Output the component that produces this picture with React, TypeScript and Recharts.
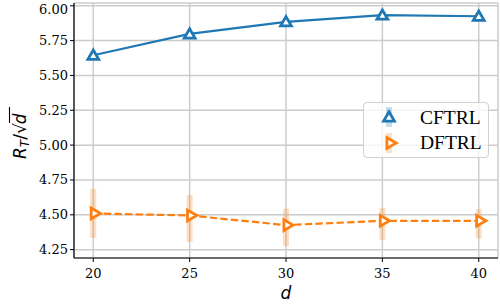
import React from 'react';
import {
  LineChart,
  Line,
  XAxis,
  YAxis,
  CartesianGrid,
  ErrorBar,
} from 'recharts';

// values
const dims = [20, 25, 30, 35, 40];
const cftrl = [5.645, 5.798, 5.885, 5.933, 5.925];
const dftrl = [4.51, 4.495, 4.426, 4.457, 4.457];
const dftrlLow = [4.334, 4.305, 4.275, 4.318, 4.33];
const dftrlHigh = [4.685, 4.642, 4.543, 4.55, 4.54];
const xTicks = [20, 25, 30, 35, 40];
const yTicks = [4.25, 4.5, 4.75, 5.0, 5.25, 5.5, 5.75, 6.0];

const BLUE = '#1f77b4';
const ORANGE = '#ff7f0e';

const chartData = dims.map((d, i) => ({
  d,
  cftrl: cftrl[i],
  dftrl: dftrl[i],
  dftrlErr: [dftrl[i] - dftrlLow[i], dftrlHigh[i] - dftrl[i]],
}));

const XTick = (props: any) => {
  const { x, y, payload } = props;
  return (
    <text x={x} y={y + 14} textAnchor="middle" fontFamily="DejaVu Serif" fontSize={13} fill="#000">
      {payload.value}
    </text>
  );
};

const YTick = (props: any) => {
  const { x, y, payload } = props;
  return (
    <text x={x} y={y + 4.5} textAnchor="end" fontFamily="DejaVu Serif" fontSize={13} fill="#000">
      {Number(payload.value).toFixed(2)}
    </text>
  );
};

const triUp = (cx: number, cy: number, r: number) =>
  `M${cx},${cy - r} L${cx + r * 0.87},${cy + r * 0.5} L${cx - r * 0.87},${cy + r * 0.5} Z`;
const triRight = (cx: number, cy: number, r: number) =>
  `M${cx + r},${cy} L${cx - r * 0.5},${cy - r * 0.87} L${cx - r * 0.5},${cy + r * 0.87} Z`;

const UpDot = (props: any) => {
  const { cx, cy, index } = props;
  if (cx == null || cy == null) return <g key={`u${index}`} />;
  return (
    <path key={`u${index}`} d={triUp(cx, cy + 1, 6.2)} fill="#fff" stroke={BLUE} strokeWidth={2.8} />
  );
};

const RightDot = (props: any) => {
  const { cx, cy, index } = props;
  if (cx == null || cy == null) return <g key={`r${index}`} />;
  return (
    <path key={`r${index}`} d={triRight(cx + 1, cy, 6.2)} fill="#fff" stroke={ORANGE} strokeWidth={2.8} />
  );
};

const YLabel = () => (
  <g transform="translate(26,131) rotate(-90)">
    <text x={-28} y={0} fontFamily="DejaVu Sans" fontSize={17} fill="#000">
      <tspan fontStyle="italic">R</tspan>
      <tspan fontStyle="italic" fontSize={12} dy={3}>T</tspan>
      <tspan dy={-3}>/√</tspan>
      <tspan fontStyle="italic" dx={-1}>d</tspan>
    </text>
    <line x1={8} x2={24} y1={-16.5} y2={-16.5} stroke="#000" strokeWidth={1.1} />
  </g>
);

const XLabel = () => (
  <text x={286} y={299} textAnchor="middle" fontFamily="DejaVu Sans" fontStyle="italic" fontSize={17} fill="#000">
    d
  </text>
);

const LegendBox = () => (
  <div
    style={{
      position: 'absolute',
      left: 363,
      top: 102,
      width: 124,
      height: 54,
      border: '1px solid #d0d0d0',
      borderRadius: 4,
      background: 'rgba(255,255,255,0.8)',
      fontFamily: 'Liberation Serif',
      fontSize: 19.5,
      color: '#000',
    }}
  >
    <svg width={40} height={54} style={{ position: 'absolute', left: 0, top: 0 }}>
      <rect x={22} y={4} width={6} height={20} fill={BLUE} fillOpacity={0.25} />
      <path d={triUp(25, 15, 6.2)} fill="#fff" stroke={BLUE} strokeWidth={2.8} />
      <rect x={22} y={30} width={6} height={20} fill={ORANGE} fillOpacity={0.25} />
      <path d={triRight(26, 40, 6.2)} fill="#fff" stroke={ORANGE} strokeWidth={2.8} />
    </svg>
    <div style={{ position: 'absolute', left: 56, top: 3, lineHeight: '24px' }}>CFTRL</div>
    <div style={{ position: 'absolute', left: 56, top: 28, lineHeight: '24px' }}>DFTRL</div>
  </div>
);

const App: React.FC = () => {
  return (
    <div style={{ position: 'absolute', left: 0, top: 0, width: 500, height: 304, background: '#fff' }}>
      <LineChart
        width={500}
        height={304}
        data={chartData}
        margin={{ top: 3, right: 2, left: 0, bottom: 0 }}
      >
        <CartesianGrid stroke="#cccccc" strokeWidth={1.5} />
        <XAxis
          dataKey="d"
          type="number"
          domain={[19, 41]}
          ticks={xTicks}
          allowDataOverflow
          height={46}
          tick={<XTick />}
          tickSize={4}
          tickLine={{ stroke: '#000', strokeWidth: 1 }}
          axisLine={{ stroke: '#000', strokeWidth: 1.2 }}
          label={<XLabel />}
        />
        <XAxis
          xAxisId="top"
          orientation="top"
          dataKey="d"
          type="number"
          domain={[19, 41]}
          height={0}
          tick={false}
          tickLine={false}
          axisLine={{ stroke: '#000', strokeWidth: 1.2 }}
        />
        <YAxis
          type="number"
          domain={[4.19, 6.02]}
          ticks={yTicks}
          allowDataOverflow
          width={74}
          tick={<YTick />}
          tickSize={4}
          tickLine={{ stroke: '#000', strokeWidth: 1 }}
          axisLine={{ stroke: '#000', strokeWidth: 1.2 }}
          label={<YLabel />}
        />
        <YAxis
          yAxisId="right"
          orientation="right"
          type="number"
          domain={[4.19, 6.02]}
          width={0}
          tick={false}
          tickLine={false}
          axisLine={{ stroke: '#000', strokeWidth: 1.2 }}
        />
        <Line
          dataKey="dftrl"
          stroke={ORANGE}
          strokeWidth={2.2}
          strokeDasharray="7.4 3.2"
          dot={RightDot}
          activeDot={false}
          isAnimationActive={false}
        >
          <ErrorBar
            dataKey="dftrlErr"
            direction="y"
            width={0}
            stroke={ORANGE}
            strokeOpacity={0.25}
            strokeWidth={6}
            isAnimationActive={false}
          />
        </Line>
        <Line
          dataKey="cftrl"
          stroke={BLUE}
          strokeWidth={2.2}
          dot={UpDot}
          activeDot={false}
          isAnimationActive={false}
        />
      </LineChart>
      <LegendBox />
    </div>
  );
};

export default App;
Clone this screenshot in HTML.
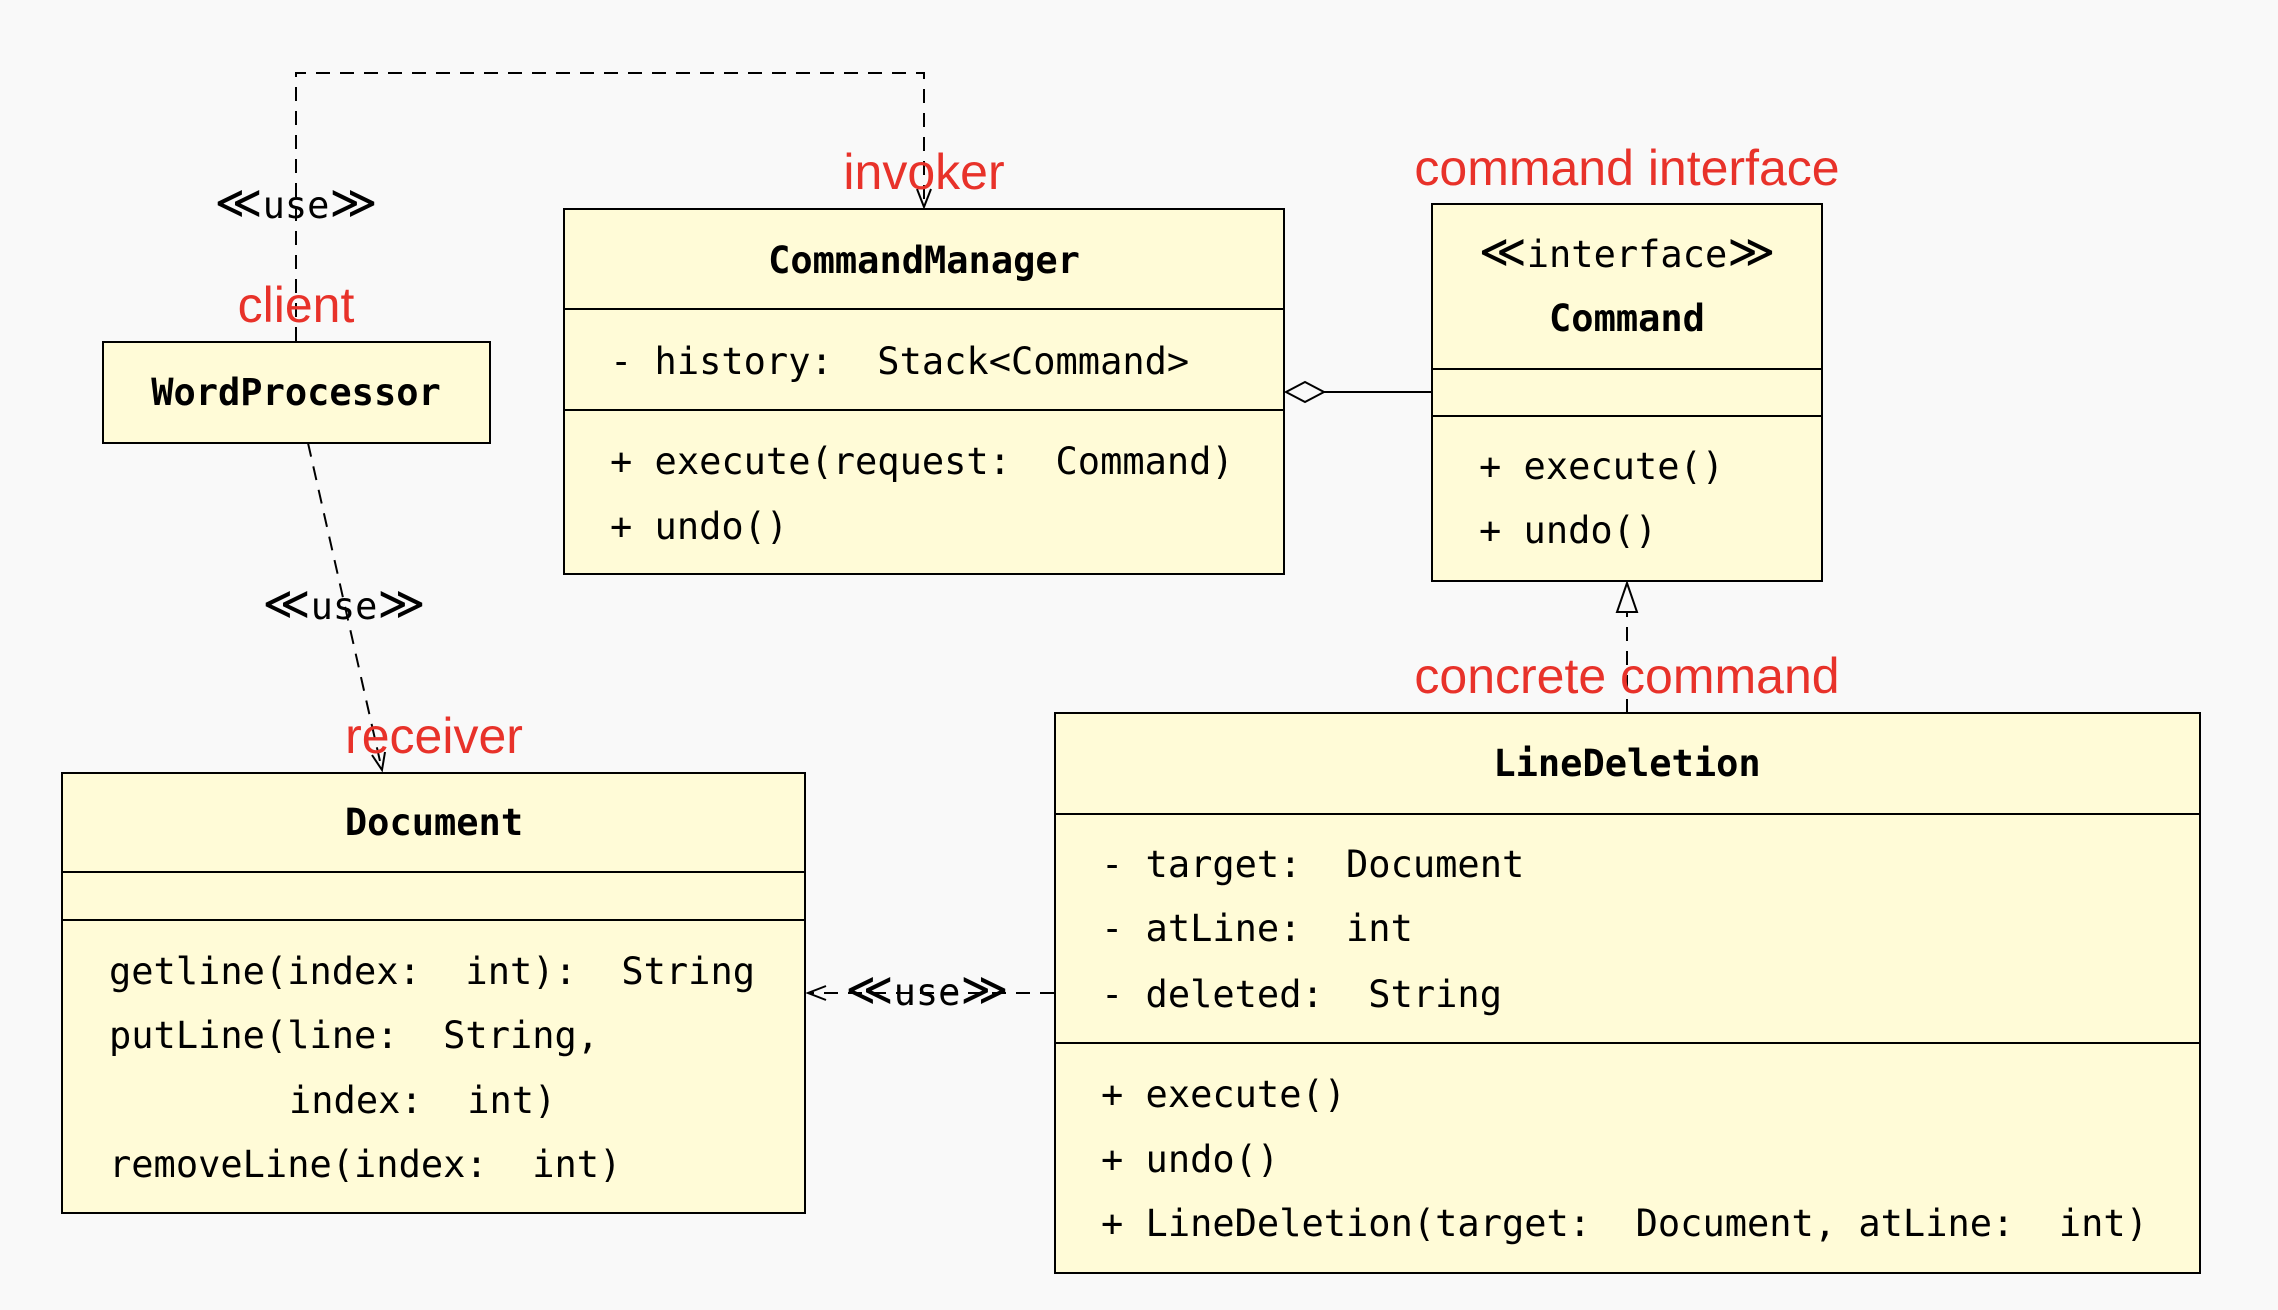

- - -

Leave the pictures out and reproduce all of the records exactly.

Output the component that produces this picture with React, TypeScript and Recharts.
import React from 'react';
import {
  LineChart,
  Line,
  XAxis,
  YAxis,
  CartesianGrid,
  ErrorBar,
} from 'recharts';

// values
const dims = [20, 25, 30, 35, 40];
const cftrl = [5.645, 5.798, 5.885, 5.933, 5.925];
const dftrl = [4.51, 4.495, 4.426, 4.457, 4.457];
const dftrlLow = [4.334, 4.305, 4.275, 4.318, 4.33];
const dftrlHigh = [4.685, 4.642, 4.543, 4.55, 4.54];
const xTicks = [20, 25, 30, 35, 40];
const yTicks = [4.25, 4.5, 4.75, 5.0, 5.25, 5.5, 5.75, 6.0];

const BLUE = '#1f77b4';
const ORANGE = '#ff7f0e';

const chartData = dims.map((d, i) => ({
  d,
  cftrl: cftrl[i],
  dftrl: dftrl[i],
  dftrlErr: [dftrl[i] - dftrlLow[i], dftrlHigh[i] - dftrl[i]],
}));

const XTick = (props: any) => {
  const { x, y, payload } = props;
  return (
    <text x={x} y={y + 14} textAnchor="middle" fontFamily="DejaVu Serif" fontSize={13} fill="#000">
      {payload.value}
    </text>
  );
};

const YTick = (props: any) => {
  const { x, y, payload } = props;
  return (
    <text x={x} y={y + 4.5} textAnchor="end" fontFamily="DejaVu Serif" fontSize={13} fill="#000">
      {Number(payload.value).toFixed(2)}
    </text>
  );
};

const triUp = (cx: number, cy: number, r: number) =>
  `M${cx},${cy - r} L${cx + r * 0.87},${cy + r * 0.5} L${cx - r * 0.87},${cy + r * 0.5} Z`;
const triRight = (cx: number, cy: number, r: number) =>
  `M${cx + r},${cy} L${cx - r * 0.5},${cy - r * 0.87} L${cx - r * 0.5},${cy + r * 0.87} Z`;

const UpDot = (props: any) => {
  const { cx, cy, index } = props;
  if (cx == null || cy == null) return <g key={`u${index}`} />;
  return (
    <path key={`u${index}`} d={triUp(cx, cy + 1, 6.2)} fill="#fff" stroke={BLUE} strokeWidth={2.8} />
  );
};

const RightDot = (props: any) => {
  const { cx, cy, index } = props;
  if (cx == null || cy == null) return <g key={`r${index}`} />;
  return (
    <path key={`r${index}`} d={triRight(cx + 1, cy, 6.2)} fill="#fff" stroke={ORANGE} strokeWidth={2.8} />
  );
};

const YLabel = () => (
  <g transform="translate(26,131) rotate(-90)">
    <text x={-28} y={0} fontFamily="DejaVu Sans" fontSize={17} fill="#000">
      <tspan fontStyle="italic">R</tspan>
      <tspan fontStyle="italic" fontSize={12} dy={3}>T</tspan>
      <tspan dy={-3}>/√</tspan>
      <tspan fontStyle="italic" dx={-1}>d</tspan>
    </text>
    <line x1={8} x2={24} y1={-16.5} y2={-16.5} stroke="#000" strokeWidth={1.1} />
  </g>
);

const XLabel = () => (
  <text x={286} y={299} textAnchor="middle" fontFamily="DejaVu Sans" fontStyle="italic" fontSize={17} fill="#000">
    d
  </text>
);

const LegendBox = () => (
  <div
    style={{
      position: 'absolute',
      left: 363,
      top: 102,
      width: 124,
      height: 54,
      border: '1px solid #d0d0d0',
      borderRadius: 4,
      background: 'rgba(255,255,255,0.8)',
      fontFamily: 'Liberation Serif',
      fontSize: 19.5,
      color: '#000',
    }}
  >
    <svg width={40} height={54} style={{ position: 'absolute', left: 0, top: 0 }}>
      <rect x={22} y={4} width={6} height={20} fill={BLUE} fillOpacity={0.25} />
      <path d={triUp(25, 15, 6.2)} fill="#fff" stroke={BLUE} strokeWidth={2.8} />
      <rect x={22} y={30} width={6} height={20} fill={ORANGE} fillOpacity={0.25} />
      <path d={triRight(26, 40, 6.2)} fill="#fff" stroke={ORANGE} strokeWidth={2.8} />
    </svg>
    <div style={{ position: 'absolute', left: 56, top: 3, lineHeight: '24px' }}>CFTRL</div>
    <div style={{ position: 'absolute', left: 56, top: 28, lineHeight: '24px' }}>DFTRL</div>
  </div>
);

const App: React.FC = () => {
  return (
    <div style={{ position: 'absolute', left: 0, top: 0, width: 500, height: 304, background: '#fff' }}>
      <LineChart
        width={500}
        height={304}
        data={chartData}
        margin={{ top: 3, right: 2, left: 0, bottom: 0 }}
      >
        <CartesianGrid stroke="#cccccc" strokeWidth={1.5} />
        <XAxis
          dataKey="d"
          type="number"
          domain={[19, 41]}
          ticks={xTicks}
          allowDataOverflow
          height={46}
          tick={<XTick />}
          tickSize={4}
          tickLine={{ stroke: '#000', strokeWidth: 1 }}
          axisLine={{ stroke: '#000', strokeWidth: 1.2 }}
          label={<XLabel />}
        />
        <XAxis
          xAxisId="top"
          orientation="top"
          dataKey="d"
          type="number"
          domain={[19, 41]}
          height={0}
          tick={false}
          tickLine={false}
          axisLine={{ stroke: '#000', strokeWidth: 1.2 }}
        />
        <YAxis
          type="number"
          domain={[4.19, 6.02]}
          ticks={yTicks}
          allowDataOverflow
          width={74}
          tick={<YTick />}
          tickSize={4}
          tickLine={{ stroke: '#000', strokeWidth: 1 }}
          axisLine={{ stroke: '#000', strokeWidth: 1.2 }}
          label={<YLabel />}
        />
        <YAxis
          yAxisId="right"
          orientation="right"
          type="number"
          domain={[4.19, 6.02]}
          width={0}
          tick={false}
          tickLine={false}
          axisLine={{ stroke: '#000', strokeWidth: 1.2 }}
        />
        <Line
          dataKey="dftrl"
          stroke={ORANGE}
          strokeWidth={2.2}
          strokeDasharray="7.4 3.2"
          dot={RightDot}
          activeDot={false}
          isAnimationActive={false}
        >
          <ErrorBar
            dataKey="dftrlErr"
            direction="y"
            width={0}
            stroke={ORANGE}
            strokeOpacity={0.25}
            strokeWidth={6}
            isAnimationActive={false}
          />
        </Line>
        <Line
          dataKey="cftrl"
          stroke={BLUE}
          strokeWidth={2.2}
          dot={UpDot}
          activeDot={false}
          isAnimationActive={false}
        />
      </LineChart>
      <LegendBox />
    </div>
  );
};

export default App;
Clone this screenshot in HTML.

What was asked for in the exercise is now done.